PROMPT ::
Give an exact transcription of every line, dropping the images.
+-------+
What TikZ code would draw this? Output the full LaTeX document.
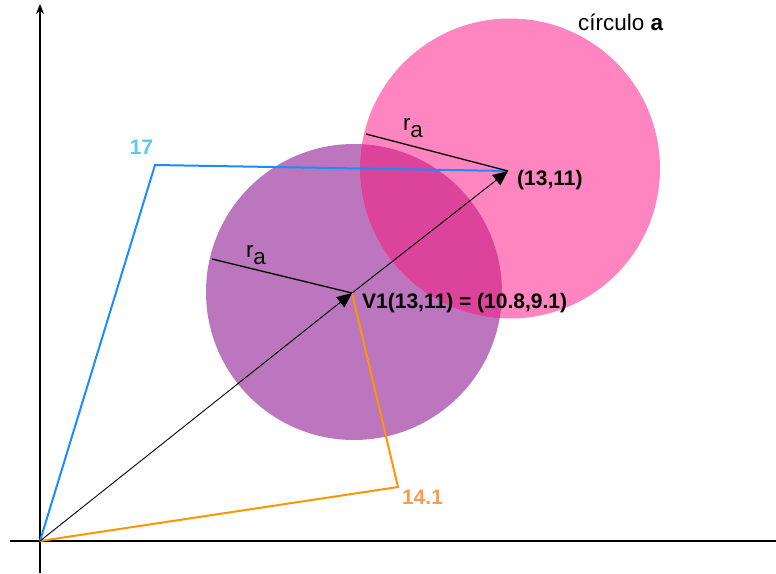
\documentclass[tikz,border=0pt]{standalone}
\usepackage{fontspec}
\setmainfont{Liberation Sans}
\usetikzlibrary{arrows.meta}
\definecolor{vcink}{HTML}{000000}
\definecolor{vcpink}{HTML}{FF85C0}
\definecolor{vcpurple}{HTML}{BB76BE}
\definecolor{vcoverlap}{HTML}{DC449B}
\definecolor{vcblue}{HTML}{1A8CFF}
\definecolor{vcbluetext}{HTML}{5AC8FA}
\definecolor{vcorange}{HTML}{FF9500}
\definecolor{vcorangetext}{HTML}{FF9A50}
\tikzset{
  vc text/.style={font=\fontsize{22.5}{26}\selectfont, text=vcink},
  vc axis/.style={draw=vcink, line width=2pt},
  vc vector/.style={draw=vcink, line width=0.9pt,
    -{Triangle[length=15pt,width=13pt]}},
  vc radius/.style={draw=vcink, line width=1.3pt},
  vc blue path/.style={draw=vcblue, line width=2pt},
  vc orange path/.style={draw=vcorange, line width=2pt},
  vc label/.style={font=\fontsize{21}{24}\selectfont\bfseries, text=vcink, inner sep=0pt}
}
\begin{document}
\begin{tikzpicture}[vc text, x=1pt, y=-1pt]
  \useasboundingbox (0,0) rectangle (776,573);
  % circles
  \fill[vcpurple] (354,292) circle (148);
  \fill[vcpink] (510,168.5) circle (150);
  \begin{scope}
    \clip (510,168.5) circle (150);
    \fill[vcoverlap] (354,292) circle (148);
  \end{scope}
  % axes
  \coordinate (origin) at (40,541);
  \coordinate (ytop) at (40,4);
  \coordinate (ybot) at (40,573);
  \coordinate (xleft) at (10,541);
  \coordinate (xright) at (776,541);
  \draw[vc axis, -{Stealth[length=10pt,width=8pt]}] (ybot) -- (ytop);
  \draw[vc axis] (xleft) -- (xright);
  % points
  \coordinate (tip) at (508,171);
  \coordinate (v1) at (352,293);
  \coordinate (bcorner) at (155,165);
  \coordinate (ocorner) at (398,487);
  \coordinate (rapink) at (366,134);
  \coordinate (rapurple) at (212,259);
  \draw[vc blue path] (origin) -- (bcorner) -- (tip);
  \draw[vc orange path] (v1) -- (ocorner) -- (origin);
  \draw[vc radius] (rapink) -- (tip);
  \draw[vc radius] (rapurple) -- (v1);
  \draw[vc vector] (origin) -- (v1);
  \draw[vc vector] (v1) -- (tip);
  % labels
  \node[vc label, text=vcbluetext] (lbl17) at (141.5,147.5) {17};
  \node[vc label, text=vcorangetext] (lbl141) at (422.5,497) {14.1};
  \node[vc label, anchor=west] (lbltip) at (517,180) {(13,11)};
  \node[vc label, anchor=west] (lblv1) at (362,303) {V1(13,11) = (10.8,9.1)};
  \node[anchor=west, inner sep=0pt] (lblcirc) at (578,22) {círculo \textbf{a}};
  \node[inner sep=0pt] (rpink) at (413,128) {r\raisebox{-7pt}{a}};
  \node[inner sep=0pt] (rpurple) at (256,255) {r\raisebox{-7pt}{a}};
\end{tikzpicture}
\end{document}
+-------+
FINISHED EXERCISE ::
What TikZ code would draw this? Output the full LaTeX document.
\documentclass[tikz,border=0pt]{standalone}
\usepackage{fontspec}
\setmainfont{Liberation Sans}
\usetikzlibrary{arrows.meta}
\definecolor{vcink}{HTML}{000000}
\definecolor{vcpink}{HTML}{FF85C0}
\definecolor{vcpurple}{HTML}{BB76BE}
\definecolor{vcoverlap}{HTML}{DC449B}
\definecolor{vcblue}{HTML}{1A8CFF}
\definecolor{vcbluetext}{HTML}{5AC8FA}
\definecolor{vcorange}{HTML}{FF9500}
\definecolor{vcorangetext}{HTML}{FF9A50}
\tikzset{
  vc text/.style={font=\fontsize{22.5}{26}\selectfont, text=vcink},
  vc axis/.style={draw=vcink, line width=2pt},
  vc vector/.style={draw=vcink, line width=0.9pt,
    -{Triangle[length=15pt,width=13pt]}},
  vc radius/.style={draw=vcink, line width=1.3pt},
  vc blue path/.style={draw=vcblue, line width=2pt},
  vc orange path/.style={draw=vcorange, line width=2pt},
  vc label/.style={font=\fontsize{21}{24}\selectfont\bfseries, text=vcink, inner sep=0pt}
}
\begin{document}
\begin{tikzpicture}[vc text, x=1pt, y=-1pt]
  \useasboundingbox (0,0) rectangle (776,573);
  % circles
  \fill[vcpurple] (354,292) circle (148);
  \fill[vcpink] (510,168.5) circle (150);
  \begin{scope}
    \clip (510,168.5) circle (150);
    \fill[vcoverlap] (354,292) circle (148);
  \end{scope}
  % axes
  \coordinate (origin) at (40,541);
  \coordinate (ytop) at (40,4);
  \coordinate (ybot) at (40,573);
  \coordinate (xleft) at (10,541);
  \coordinate (xright) at (776,541);
  \draw[vc axis, -{Stealth[length=10pt,width=8pt]}] (ybot) -- (ytop);
  \draw[vc axis] (xleft) -- (xright);
  % points
  \coordinate (tip) at (508,171);
  \coordinate (v1) at (352,293);
  \coordinate (bcorner) at (155,165);
  \coordinate (ocorner) at (398,487);
  \coordinate (rapink) at (366,134);
  \coordinate (rapurple) at (212,259);
  \draw[vc blue path] (origin) -- (bcorner) -- (tip);
  \draw[vc orange path] (v1) -- (ocorner) -- (origin);
  \draw[vc radius] (rapink) -- (tip);
  \draw[vc radius] (rapurple) -- (v1);
  \draw[vc vector] (origin) -- (v1);
  \draw[vc vector] (v1) -- (tip);
  % labels
  \node[vc label, text=vcbluetext] (lbl17) at (141.5,147.5) {17};
  \node[vc label, text=vcorangetext] (lbl141) at (422.5,497) {14.1};
  \node[vc label, anchor=west] (lbltip) at (517,180) {(13,11)};
  \node[vc label, anchor=west] (lblv1) at (362,303) {V1(13,11) = (10.8,9.1)};
  \node[anchor=west, inner sep=0pt] (lblcirc) at (578,22) {círculo \textbf{a}};
  \node[inner sep=0pt] (rpink) at (413,128) {r\raisebox{-7pt}{a}};
  \node[inner sep=0pt] (rpurple) at (256,255) {r\raisebox{-7pt}{a}};
\end{tikzpicture}
\end{document}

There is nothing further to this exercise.